Why invest in UK stocks? 

Are you saving for your future, investing in shares for your pension portfolio? Perhaps you have decided to invest in UK stocks to help boost your savings for your initial down payment on a property. Whatever your reason, it is never too late to start. 

Since its inception, the FTSE100 (the main UK stock market index) has made an annual return of 5.7% without dividend payments taken into consideration. This outstrips what you could have made leaving your money on deposit in the bank. 

You own part of a PLC company

Directly investing in shares will result in you owning part of the company, no matter how small your shareholding.  Any investor can buy shares in a PLC. 

PLC stands for a Public Limited Company. A similar abbreviation for the United States is INC, standing for incorporation.  A company that is a PLC has a proportion of its shares floated freely on the London Stock Exchange (LSE).

Investing in a company comes with ‘limited’ liabilities. You are not responsible for company losses, should they occur. 

Floating on the LSE (IPO)

When a company decides to ‘go public’, there is a dedicated day when they float on the exchange. This is when a proportion or the whole of the company is offered for purchase to the marketplace. It is called an IPO, an initial public offering. 
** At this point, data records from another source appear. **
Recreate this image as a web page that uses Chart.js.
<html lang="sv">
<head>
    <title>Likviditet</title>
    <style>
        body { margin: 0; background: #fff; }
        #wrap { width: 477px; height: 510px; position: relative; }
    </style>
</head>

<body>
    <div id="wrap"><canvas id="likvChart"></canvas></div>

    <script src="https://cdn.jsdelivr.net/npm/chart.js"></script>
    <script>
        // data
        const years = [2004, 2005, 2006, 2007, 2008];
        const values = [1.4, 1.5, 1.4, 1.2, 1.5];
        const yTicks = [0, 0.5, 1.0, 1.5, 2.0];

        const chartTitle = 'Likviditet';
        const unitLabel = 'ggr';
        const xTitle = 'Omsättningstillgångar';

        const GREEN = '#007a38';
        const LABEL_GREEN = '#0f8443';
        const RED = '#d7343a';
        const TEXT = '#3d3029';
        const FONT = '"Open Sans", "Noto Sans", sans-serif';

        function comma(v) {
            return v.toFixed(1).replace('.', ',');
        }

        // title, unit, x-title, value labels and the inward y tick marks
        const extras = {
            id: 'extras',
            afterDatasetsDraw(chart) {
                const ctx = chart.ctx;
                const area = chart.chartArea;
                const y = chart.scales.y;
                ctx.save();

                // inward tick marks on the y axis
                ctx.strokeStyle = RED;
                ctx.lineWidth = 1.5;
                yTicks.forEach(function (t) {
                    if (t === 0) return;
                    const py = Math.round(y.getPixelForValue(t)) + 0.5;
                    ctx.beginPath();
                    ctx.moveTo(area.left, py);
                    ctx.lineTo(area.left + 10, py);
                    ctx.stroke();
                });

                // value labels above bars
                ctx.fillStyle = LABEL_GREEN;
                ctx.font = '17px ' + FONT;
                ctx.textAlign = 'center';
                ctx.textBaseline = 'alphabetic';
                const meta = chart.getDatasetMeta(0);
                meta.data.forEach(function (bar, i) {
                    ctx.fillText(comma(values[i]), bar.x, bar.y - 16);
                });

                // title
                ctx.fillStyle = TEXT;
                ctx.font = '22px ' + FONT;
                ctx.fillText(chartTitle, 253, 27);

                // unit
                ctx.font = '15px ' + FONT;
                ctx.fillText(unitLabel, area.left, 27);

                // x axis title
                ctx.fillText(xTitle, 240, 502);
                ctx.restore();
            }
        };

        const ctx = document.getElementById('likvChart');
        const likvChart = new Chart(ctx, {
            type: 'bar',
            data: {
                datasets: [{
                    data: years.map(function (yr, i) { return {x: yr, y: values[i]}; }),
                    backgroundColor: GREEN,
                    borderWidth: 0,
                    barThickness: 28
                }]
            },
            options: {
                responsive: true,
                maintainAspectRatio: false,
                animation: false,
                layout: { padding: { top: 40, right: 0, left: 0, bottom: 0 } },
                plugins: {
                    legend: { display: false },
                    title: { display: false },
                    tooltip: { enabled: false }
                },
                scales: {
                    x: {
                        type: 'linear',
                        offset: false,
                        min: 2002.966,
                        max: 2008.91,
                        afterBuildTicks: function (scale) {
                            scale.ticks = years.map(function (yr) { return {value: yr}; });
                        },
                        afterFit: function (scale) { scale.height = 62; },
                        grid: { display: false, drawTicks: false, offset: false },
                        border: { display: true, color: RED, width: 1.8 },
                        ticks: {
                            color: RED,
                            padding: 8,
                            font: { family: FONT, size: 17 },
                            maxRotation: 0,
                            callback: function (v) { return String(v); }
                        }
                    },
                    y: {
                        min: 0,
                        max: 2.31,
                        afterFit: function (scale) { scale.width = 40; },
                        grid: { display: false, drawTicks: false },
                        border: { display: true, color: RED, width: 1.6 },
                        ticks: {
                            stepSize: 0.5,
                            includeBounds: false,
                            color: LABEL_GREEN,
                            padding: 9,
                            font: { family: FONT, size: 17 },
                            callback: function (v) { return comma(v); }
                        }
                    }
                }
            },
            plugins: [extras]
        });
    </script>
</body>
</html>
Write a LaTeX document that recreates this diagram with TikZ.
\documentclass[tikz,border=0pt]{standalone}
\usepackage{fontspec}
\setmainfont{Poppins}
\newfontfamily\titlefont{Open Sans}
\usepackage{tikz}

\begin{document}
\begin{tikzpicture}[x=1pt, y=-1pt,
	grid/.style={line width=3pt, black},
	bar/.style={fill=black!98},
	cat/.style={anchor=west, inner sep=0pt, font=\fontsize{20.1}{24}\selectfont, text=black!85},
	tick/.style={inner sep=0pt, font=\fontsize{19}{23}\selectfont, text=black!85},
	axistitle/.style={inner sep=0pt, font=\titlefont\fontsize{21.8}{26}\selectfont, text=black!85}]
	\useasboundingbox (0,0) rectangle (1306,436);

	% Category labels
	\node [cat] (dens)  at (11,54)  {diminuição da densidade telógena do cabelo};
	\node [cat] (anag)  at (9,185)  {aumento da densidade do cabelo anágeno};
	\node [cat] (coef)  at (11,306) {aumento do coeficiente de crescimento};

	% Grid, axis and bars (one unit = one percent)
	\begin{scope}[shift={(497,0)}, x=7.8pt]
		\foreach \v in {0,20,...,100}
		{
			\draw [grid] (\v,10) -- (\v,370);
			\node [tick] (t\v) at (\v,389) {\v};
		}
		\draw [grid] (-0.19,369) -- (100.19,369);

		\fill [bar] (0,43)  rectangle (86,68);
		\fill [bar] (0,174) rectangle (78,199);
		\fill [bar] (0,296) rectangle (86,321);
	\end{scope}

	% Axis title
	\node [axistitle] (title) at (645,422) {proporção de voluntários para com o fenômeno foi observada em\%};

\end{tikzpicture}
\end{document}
An IPO can attract a lot of interest from pension funds, hedge funds, professional and retail investors. 

There are a limited number of shares on offer. You may hear that the shares were ‘oversubscribed’ meaning that there were more investors willing to buy the stock than were available. 
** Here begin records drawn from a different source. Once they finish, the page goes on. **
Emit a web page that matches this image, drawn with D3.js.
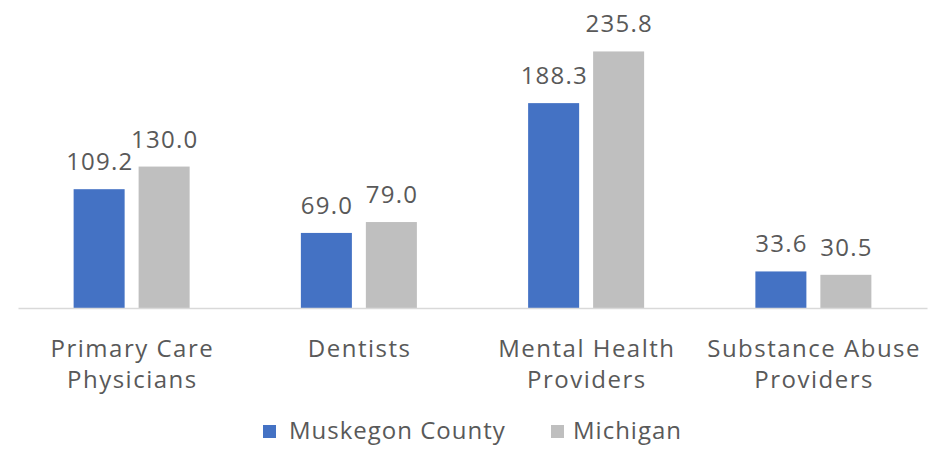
<!DOCTYPE html>
<html>
<head>
<meta charset="utf-8">
<script src="https://cdn.jsdelivr.net/npm/d3@7"></script>
<style>
  html, body { margin: 0; padding: 0; background: #fff; }
  svg { display: block; }
  text { font-family: "Open Sans", "Noto Sans", sans-serif; fill: #595959; }
</style>
</head>
<body>
<svg id="chart" width="937" height="462"></svg>
<script>
const categories = ["Primary Care Physicians", "Dentists", "Mental Health Providers", "Substance Abuse Providers"];
const categoryLines = [["Primary Care", "Physicians"], ["Dentists"], ["Mental Health", "Providers"], ["Substance Abuse", "Providers"]];
const seriesNames = ["Muskegon County", "Michigan"];
const muskegonValues = [109.2, 69.0, 188.3, 33.6];
const michiganValues = [130.0, 79.0, 235.8, 30.5];
const seriesColors = ["#4472C4", "#BFBFBF"];

(function () {
const svg = d3.select("#chart");
const plotLeft = 18, plotRight = 927, baseline = 308, plotTop = 36;

const x0 = d3.scaleBand().domain(categories).range([plotLeft, plotRight])
  .paddingInner(0.4895).paddingOuter(0.4895 / 2);
const x1 = d3.scaleBand().domain(seriesNames).range([0, x0.bandwidth()]).paddingInner(0.215);
const y = d3.scaleLinear().domain([0, 250]).range([baseline, plotTop]);
const color = d3.scaleOrdinal().domain(seriesNames).range(seriesColors);

const rows = categories.map((c, i) => ({
  category: c,
  values: [
    { series: seriesNames[0], value: muskegonValues[i] },
    { series: seriesNames[1], value: michiganValues[i] }
  ]
}));

const groups = svg.append("g").selectAll("g").data(rows).join("g")
  .attr("transform", d => `translate(${x0(d.category)},0)`);

groups.selectAll("rect").data(d => d.values).join("rect")
  .attr("x", d => x1(d.series))
  .attr("width", x1.bandwidth())
  .attr("y", d => y(d.value))
  .attr("height", d => y(0) - y(d.value))
  .attr("fill", d => color(d.series));

groups.selectAll("text.val").data(d => d.values).join("text")
  .attr("class", "val")
  .attr("x", d => x1(d.series) + x1.bandwidth() / 2 + 0.6)
  .attr("y", d => y(d.value) - 19)
  .attr("text-anchor", "middle")
  .style("font-size", "24px")
  .style("letter-spacing", "1.2px")
  .text(d => d.value.toFixed(1));

const xAxis = d3.axisBottom(x0).tickSize(0).tickFormat("");
const axisG = svg.append("g").attr("transform", `translate(0,${baseline})`).call(xAxis);
axisG.select(".domain").attr("stroke", "#D9D9D9").attr("stroke-width", 1.5);

const catG = svg.append("g");
categories.forEach((c, i) => {
  const cx = x0(c) + x0.bandwidth() / 2 + 0.75;
  const t = catG.append("text")
    .attr("x", cx)
    .attr("y", 357)
    .attr("text-anchor", "middle")
    .style("font-size", "24px")
    .style("letter-spacing", "1.5px");
  categoryLines[i].forEach((line, j) => {
    t.append("tspan").attr("x", cx).attr("dy", j === 0 ? 0 : 31).text(line);
  });
});

const legendItems = [
  { name: seriesNames[0], sx: 263, tx: 289 },
  { name: seriesNames[1], sx: 551, tx: 573 }
];
const lg = svg.append("g");
legendItems.forEach(it => {
  lg.append("rect").attr("x", it.sx).attr("y", 425).attr("width", 13).attr("height", 13)
    .attr("fill", color(it.name));
  lg.append("text").attr("x", it.tx).attr("y", 439)
    .style("font-size", "24px").style("letter-spacing", "1px").text(it.name);
});
})();
</script>
</body>
</html>
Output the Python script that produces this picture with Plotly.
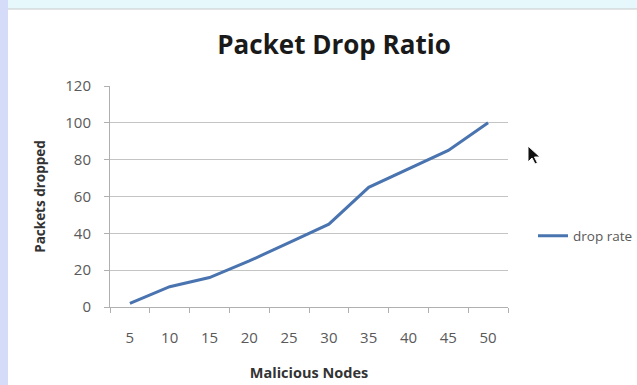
import plotly.graph_objects as go

categories = ["5", "10", "15", "20", "25", "30", "35", "40", "45", "50"]
drop_rate = [2, 11, 16, 25, 35, 45, 65, 75, 85, 100]
y_ticks = [0, 20, 40, 60, 80, 100, 120]

font_family = "'Open Sans', Lato, sans-serif"
gray_text = "#595959"
grid_col = "#c4c4c4"

# plot area in pixels: x 110..508, y 86..307
L, R, T, B = 110, 508, 86, 307
W, H = R - L, B - T


def px(x):
    return (x - L) / W


def py(y):
    return (B - y) / H


cursor_pts = [(528, 146), (528, 162), (532, 158), (535, 164), (537.5, 163), (534.5, 157), (540, 157)]
cursor_path = "M " + " L ".join(f"{px(a):.5f},{py(b):.5f}" for a, b in cursor_pts) + " Z"

fig = go.Figure()
fig.add_trace(go.Scatter(
    x=categories, y=drop_rate, mode="lines", name="drop rate",
    line=dict(color="#4a74b0", width=3),
))

fig.update_layout(
    width=637, height=385, autosize=False,
    margin=dict(l=L, r=637 - R, t=T, b=385 - B, autoexpand=False),
    paper_bgcolor="white", plot_bgcolor="white",
    title=dict(text="<b>Packet Drop Ratio</b>", x=334/637, xanchor="center",
               y=1 - 45/385, yanchor="middle", automargin=False,
               font=dict(family=font_family, size=26, color="#1a1a1a")),
    showlegend=True,
    legend=dict(x=px(533), y=py(236), xanchor="left", yanchor="middle",
                font=dict(family=font_family, size=13.5, color=gray_text),
                bgcolor="rgba(0,0,0,0)", itemwidth=30),
    xaxis=dict(
        type="category", range=[-0.5, 9.5], tickson="boundaries", ticks="outside", ticklen=5,
        tickcolor="#b0b0b0", showline=True, linecolor="#b0b0b0", showgrid=False,
        tickfont=dict(family=font_family, size=15, color=gray_text),
        ticklabelstandoff=17, automargin=False,
        title=dict(text="<b>Malicious Nodes</b>", standoff=21,
                   font=dict(family=font_family, size=14.5, color="#333333")),
        fixedrange=True,
    ),
    yaxis=dict(
        range=[0, 120], tickvals=y_ticks, ticks="outside", ticklen=5,
        tickcolor="#b0b0b0", showline=True, linecolor="#b0b0b0",
        showgrid=True, gridcolor=grid_col, gridwidth=1, zeroline=False,
        tickfont=dict(family=font_family, size=15, color=gray_text),
        ticklabelstandoff=10, automargin=False,
        title=dict(text="<b>Packets dropped</b>", standoff=16,
                   font=dict(family=font_family, size=13.5, color="#333333")),
        fixedrange=True,
    ),
    shapes=[
        dict(type="rect", xref="paper", yref="paper", x0=px(0), x1=px(637),
             y0=py(9), y1=py(0), fillcolor="#e6f8fc", line=dict(width=0), layer="below"),
        dict(type="rect", xref="paper", yref="paper", x0=px(0), x1=px(8),
             y0=py(385), y1=py(0), fillcolor="#d4dcfa", line=dict(width=0), layer="below"),
        dict(type="line", xref="paper", yref="paper", x0=px(8), x1=px(637),
             y0=py(9), y1=py(9), line=dict(color="#c8c8c8", width=1)),
        dict(type="path", xref="paper", yref="paper", path=cursor_path,
             fillcolor="#111111", line=dict(color="#ffffff", width=1)),
    ],
)

fig.write_html("out.html", config={"displayModeBar": False},
               post_script="document.body.style.margin='0';")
Investing in single stocks

Like most ventures, there are pros and cons to investing in single stocks. With the right amount of research, you can find gems within the marketplace. 
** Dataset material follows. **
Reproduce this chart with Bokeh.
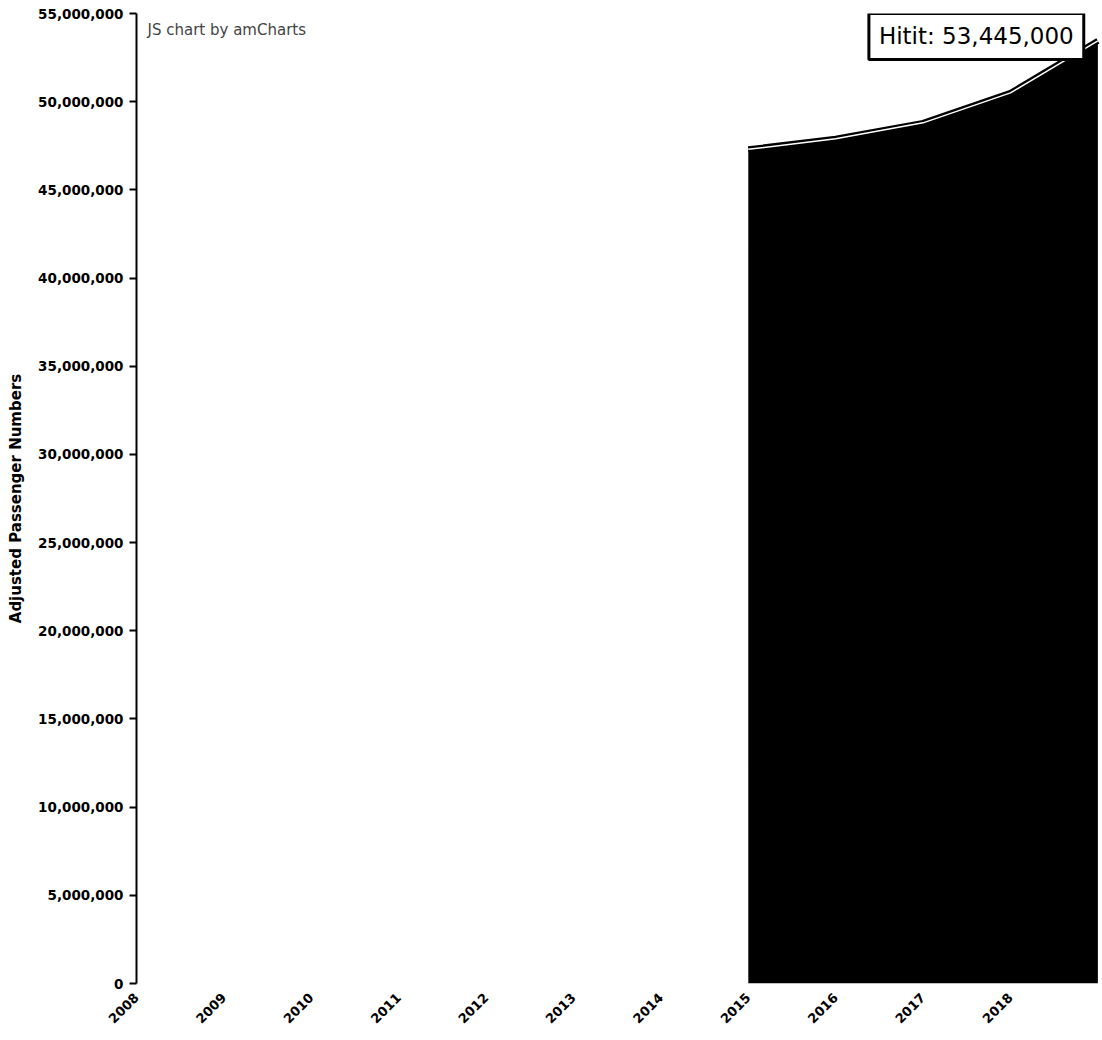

Although this can be financially rewarding, it can take substantial analysis to establish, what you believe to be, good value for a stock. Furthermore, you will need to monitor your portfolio, adjusting your investment levels when the outlook changes. 

For example, a lot of tech stocks like Amazon and Netflix performed well through the lockdown period that was caused by the outbreak of the coronavirus in 2020. 

In times of recessionary periods, the best companies to invest in are usually essential services. This includes your daily basics like healthcare, food (supermarkets), and clothing. Another inevitable requirement for some unfortunate souls is funeral services. Providers of alcohol also tend to prosper with ‘stay-at-home’ drinking increasing. You may need to rebalance your portfolio when the market dictates. 

Understanding accounts

Let us look at some basic information that you should analyse before setting an investment level for a stock. You are going to need to dig deep into the company accounts. This information is normally readily available on the company website, especially if it is FTSE100 stock. 

We are going to look at the FTSE100 leader, SHELL PLC (SHEL LSE).

When is the company next due to report?

Companies produce annual financial reports with income statements every three months. You should be aware of these dates and what is the estimated forecast for the report. A big beat or a big miss can have a substantial impact on the company’s share price. 

This information is readily available either on the company website or via a good charting package. Here we can see the next earnings report due for Shell on the 27th  of October 2022.